Major league salaries and revenues: A glimpse into the dynamics of the new gilded age at the high end
Over the past 50 years, the average major league salary has increased, in real, inflation-adjusted dollars, by about 40-fold. The average major league salary was $108,280 (2015$) in 1965, and is about $4.25 million this year.
(The median salary is currently about one third of the mean. Before the free agent boom the median was about three quarters of the mean).
Here’s a statistic that could pierce the heart of a Koch brother like an icy-cold dagger: Next season, Zack Greinke’s salary will be essentially equivalent, in inflation-adjusted terms, to the entire National League player payroll in 1968. (The average MLB salary was $141,000 in 1968, again in 2015 dollars, and there were 250 roster spots in the NL that year, meaning that the NL’s total payroll was about $35 million).

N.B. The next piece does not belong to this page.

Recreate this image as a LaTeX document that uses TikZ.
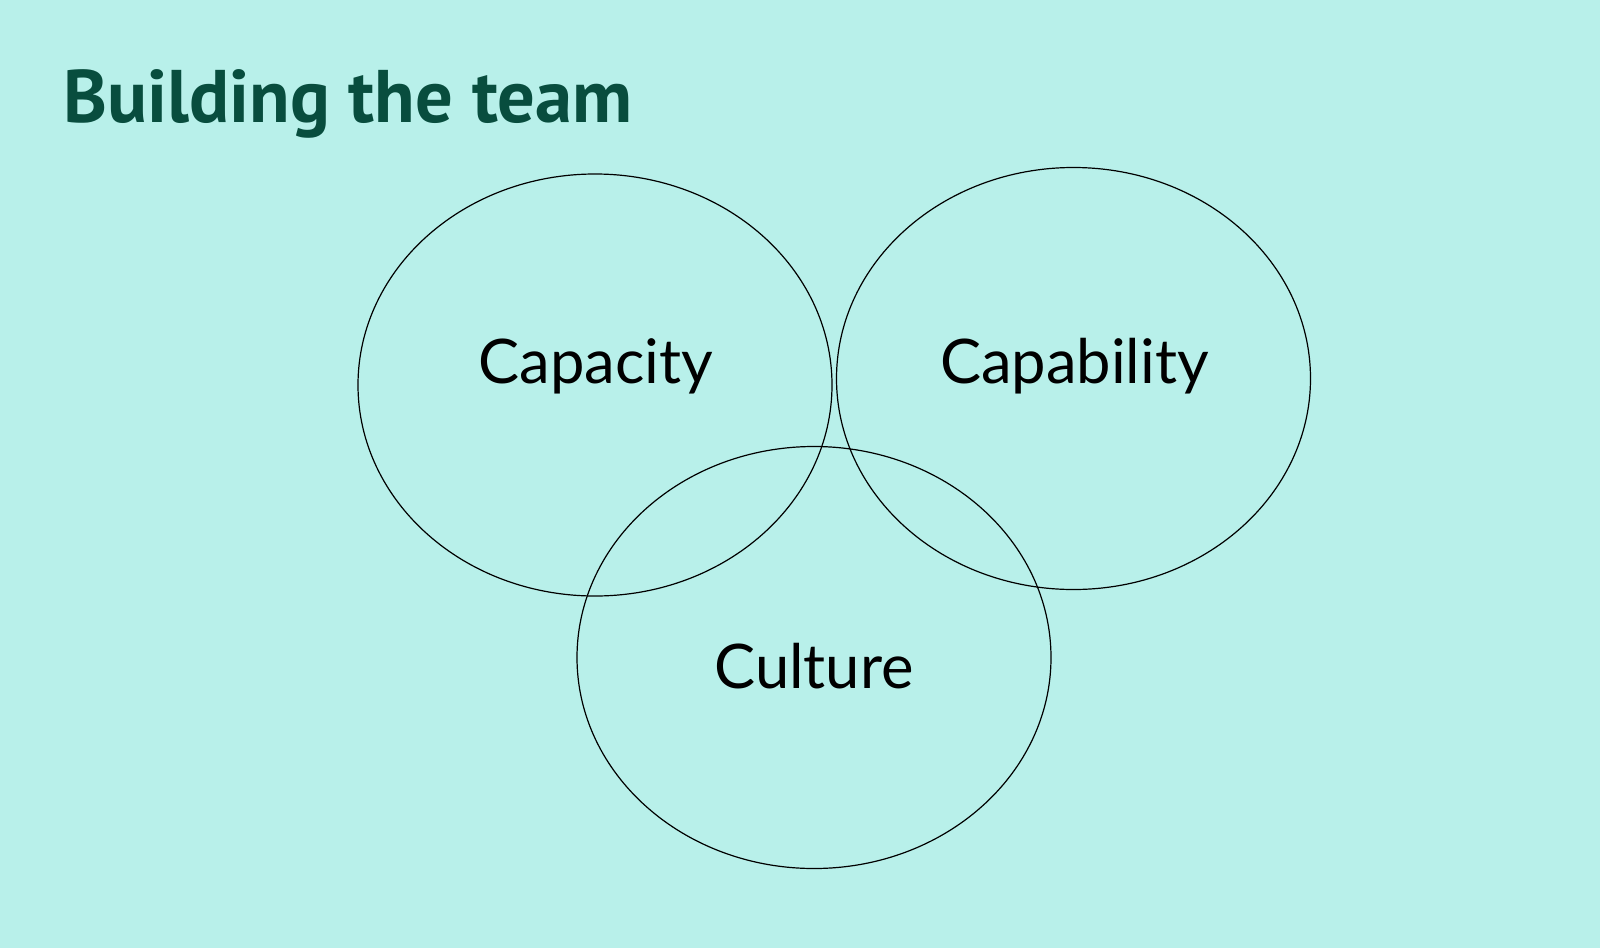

On the other hand, major league owners aren’t exactly having to make Thursday Kraft Mac & Cheese night or anything:
So while major league players as a class — protected as they are by one of the last powerful unions in the USA — have been making bank, their employers have been doing even better. In other words, ideally-organized employees, who have a skill shared at any one time by only a few hundred people, and which generates more than $9 billion of revenue a year, have been losing considerable ground in regard to the division of that revenue to the capitalists who employ them. That in its own not so small way is a comment on the essence of the new gilded age.